### Task objective
Every line that includes the word "chart" is to be listed.

* begin Material provided *

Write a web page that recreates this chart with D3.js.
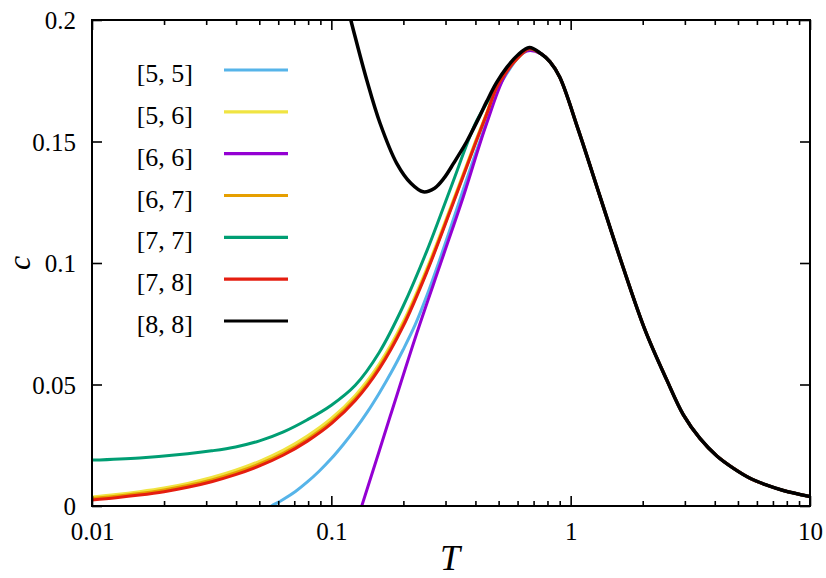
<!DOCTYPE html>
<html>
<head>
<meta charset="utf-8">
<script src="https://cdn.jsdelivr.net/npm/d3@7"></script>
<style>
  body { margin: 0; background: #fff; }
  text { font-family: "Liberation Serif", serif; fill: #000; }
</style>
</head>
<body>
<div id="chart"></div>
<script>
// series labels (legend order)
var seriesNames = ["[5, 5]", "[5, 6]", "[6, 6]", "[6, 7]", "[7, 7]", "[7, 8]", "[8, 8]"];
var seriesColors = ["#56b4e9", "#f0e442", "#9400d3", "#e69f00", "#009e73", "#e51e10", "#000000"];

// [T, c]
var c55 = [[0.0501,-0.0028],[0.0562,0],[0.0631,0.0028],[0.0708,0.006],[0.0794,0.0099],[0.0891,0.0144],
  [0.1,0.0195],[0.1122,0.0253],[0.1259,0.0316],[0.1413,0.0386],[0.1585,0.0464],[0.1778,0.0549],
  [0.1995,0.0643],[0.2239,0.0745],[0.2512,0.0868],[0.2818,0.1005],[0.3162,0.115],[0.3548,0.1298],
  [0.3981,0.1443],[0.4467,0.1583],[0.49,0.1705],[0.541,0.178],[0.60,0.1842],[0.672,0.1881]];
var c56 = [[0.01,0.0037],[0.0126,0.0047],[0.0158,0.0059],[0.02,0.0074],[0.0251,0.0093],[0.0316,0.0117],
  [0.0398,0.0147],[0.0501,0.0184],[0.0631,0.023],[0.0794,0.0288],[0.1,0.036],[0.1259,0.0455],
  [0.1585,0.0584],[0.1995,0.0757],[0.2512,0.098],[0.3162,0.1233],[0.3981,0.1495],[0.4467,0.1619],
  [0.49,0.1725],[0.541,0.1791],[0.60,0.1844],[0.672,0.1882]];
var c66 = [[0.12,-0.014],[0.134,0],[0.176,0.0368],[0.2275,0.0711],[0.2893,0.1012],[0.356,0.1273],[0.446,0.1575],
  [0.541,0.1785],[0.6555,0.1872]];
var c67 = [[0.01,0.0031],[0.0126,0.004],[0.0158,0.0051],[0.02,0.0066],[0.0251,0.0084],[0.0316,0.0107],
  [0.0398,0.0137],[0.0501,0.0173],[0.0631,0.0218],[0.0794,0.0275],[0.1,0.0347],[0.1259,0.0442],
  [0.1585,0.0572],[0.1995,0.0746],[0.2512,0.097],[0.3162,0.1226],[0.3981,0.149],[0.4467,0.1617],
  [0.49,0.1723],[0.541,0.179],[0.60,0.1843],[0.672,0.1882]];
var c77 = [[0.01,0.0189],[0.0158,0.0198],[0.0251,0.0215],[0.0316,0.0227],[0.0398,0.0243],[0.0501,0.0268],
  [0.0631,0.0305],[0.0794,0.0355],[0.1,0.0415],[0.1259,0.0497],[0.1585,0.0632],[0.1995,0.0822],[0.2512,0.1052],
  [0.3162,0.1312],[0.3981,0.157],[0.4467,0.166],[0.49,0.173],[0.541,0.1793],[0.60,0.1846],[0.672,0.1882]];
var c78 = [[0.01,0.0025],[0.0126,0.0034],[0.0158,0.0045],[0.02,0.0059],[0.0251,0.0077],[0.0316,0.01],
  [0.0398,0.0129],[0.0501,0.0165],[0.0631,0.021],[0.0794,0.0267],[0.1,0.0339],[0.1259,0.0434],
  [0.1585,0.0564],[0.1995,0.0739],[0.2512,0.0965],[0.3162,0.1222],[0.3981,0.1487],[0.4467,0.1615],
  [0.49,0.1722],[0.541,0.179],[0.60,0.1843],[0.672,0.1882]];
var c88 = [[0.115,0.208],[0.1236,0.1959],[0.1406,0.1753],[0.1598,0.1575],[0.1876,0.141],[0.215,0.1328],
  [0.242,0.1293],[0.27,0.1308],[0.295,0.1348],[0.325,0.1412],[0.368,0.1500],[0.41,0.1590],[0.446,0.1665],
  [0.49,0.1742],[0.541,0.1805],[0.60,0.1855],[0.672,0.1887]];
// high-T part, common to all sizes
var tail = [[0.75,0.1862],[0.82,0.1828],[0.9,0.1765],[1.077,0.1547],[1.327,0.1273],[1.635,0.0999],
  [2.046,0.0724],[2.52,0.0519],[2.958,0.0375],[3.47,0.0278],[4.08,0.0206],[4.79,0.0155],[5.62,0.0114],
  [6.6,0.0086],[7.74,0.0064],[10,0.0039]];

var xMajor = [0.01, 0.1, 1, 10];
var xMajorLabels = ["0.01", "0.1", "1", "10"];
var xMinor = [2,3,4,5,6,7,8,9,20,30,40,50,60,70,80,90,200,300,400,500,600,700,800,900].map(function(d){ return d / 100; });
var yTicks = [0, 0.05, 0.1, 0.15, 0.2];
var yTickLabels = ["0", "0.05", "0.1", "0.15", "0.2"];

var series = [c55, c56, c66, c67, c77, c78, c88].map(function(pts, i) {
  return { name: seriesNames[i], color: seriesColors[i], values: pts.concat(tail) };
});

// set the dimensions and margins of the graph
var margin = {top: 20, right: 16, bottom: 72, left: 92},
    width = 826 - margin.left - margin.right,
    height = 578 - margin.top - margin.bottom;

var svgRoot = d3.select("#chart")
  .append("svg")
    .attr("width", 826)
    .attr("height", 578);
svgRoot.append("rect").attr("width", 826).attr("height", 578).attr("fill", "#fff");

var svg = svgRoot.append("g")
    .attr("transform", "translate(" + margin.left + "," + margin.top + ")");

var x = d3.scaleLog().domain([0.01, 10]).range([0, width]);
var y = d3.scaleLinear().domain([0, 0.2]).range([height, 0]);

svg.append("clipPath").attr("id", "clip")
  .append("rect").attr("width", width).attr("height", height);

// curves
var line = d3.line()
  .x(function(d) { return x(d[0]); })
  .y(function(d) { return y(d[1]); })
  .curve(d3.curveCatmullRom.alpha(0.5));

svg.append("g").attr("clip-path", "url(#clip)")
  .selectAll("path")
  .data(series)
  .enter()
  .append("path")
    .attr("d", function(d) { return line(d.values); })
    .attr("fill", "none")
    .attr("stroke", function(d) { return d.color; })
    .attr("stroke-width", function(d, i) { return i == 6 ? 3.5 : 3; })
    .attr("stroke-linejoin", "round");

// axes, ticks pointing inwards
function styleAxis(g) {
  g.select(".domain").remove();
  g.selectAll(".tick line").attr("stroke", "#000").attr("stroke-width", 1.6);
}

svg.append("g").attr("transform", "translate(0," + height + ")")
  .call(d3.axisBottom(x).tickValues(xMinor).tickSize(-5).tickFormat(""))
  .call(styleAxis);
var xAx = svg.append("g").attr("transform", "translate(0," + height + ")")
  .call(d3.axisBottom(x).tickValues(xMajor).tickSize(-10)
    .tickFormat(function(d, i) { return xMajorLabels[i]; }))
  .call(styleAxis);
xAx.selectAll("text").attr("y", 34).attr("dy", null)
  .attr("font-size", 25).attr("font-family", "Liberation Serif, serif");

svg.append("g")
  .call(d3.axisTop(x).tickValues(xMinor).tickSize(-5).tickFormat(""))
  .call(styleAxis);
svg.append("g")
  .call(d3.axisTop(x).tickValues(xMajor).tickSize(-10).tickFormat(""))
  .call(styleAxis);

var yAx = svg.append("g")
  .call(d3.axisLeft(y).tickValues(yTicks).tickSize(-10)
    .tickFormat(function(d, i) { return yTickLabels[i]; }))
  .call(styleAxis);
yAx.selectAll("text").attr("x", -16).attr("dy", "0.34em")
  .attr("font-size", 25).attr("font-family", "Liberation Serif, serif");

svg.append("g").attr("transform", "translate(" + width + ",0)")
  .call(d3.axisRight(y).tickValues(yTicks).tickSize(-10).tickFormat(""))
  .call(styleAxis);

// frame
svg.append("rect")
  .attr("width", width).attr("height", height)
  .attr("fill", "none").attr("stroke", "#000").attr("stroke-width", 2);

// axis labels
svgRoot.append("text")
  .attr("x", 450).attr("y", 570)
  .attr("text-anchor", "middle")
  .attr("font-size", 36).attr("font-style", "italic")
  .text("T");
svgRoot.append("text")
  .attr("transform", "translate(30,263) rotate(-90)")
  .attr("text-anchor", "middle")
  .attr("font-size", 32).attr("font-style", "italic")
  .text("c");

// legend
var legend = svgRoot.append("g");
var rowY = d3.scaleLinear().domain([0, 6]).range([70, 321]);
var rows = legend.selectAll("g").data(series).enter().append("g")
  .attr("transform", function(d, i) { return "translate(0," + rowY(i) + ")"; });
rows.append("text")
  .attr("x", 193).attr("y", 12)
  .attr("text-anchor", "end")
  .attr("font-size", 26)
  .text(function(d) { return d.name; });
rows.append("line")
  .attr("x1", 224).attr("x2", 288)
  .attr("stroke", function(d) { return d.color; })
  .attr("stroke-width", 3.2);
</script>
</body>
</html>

* end Material provided *

### The reply
Write a web page that recreates this chart with D3.js.
<div id="chart"></div>
var svgRoot = d3.select("#chart")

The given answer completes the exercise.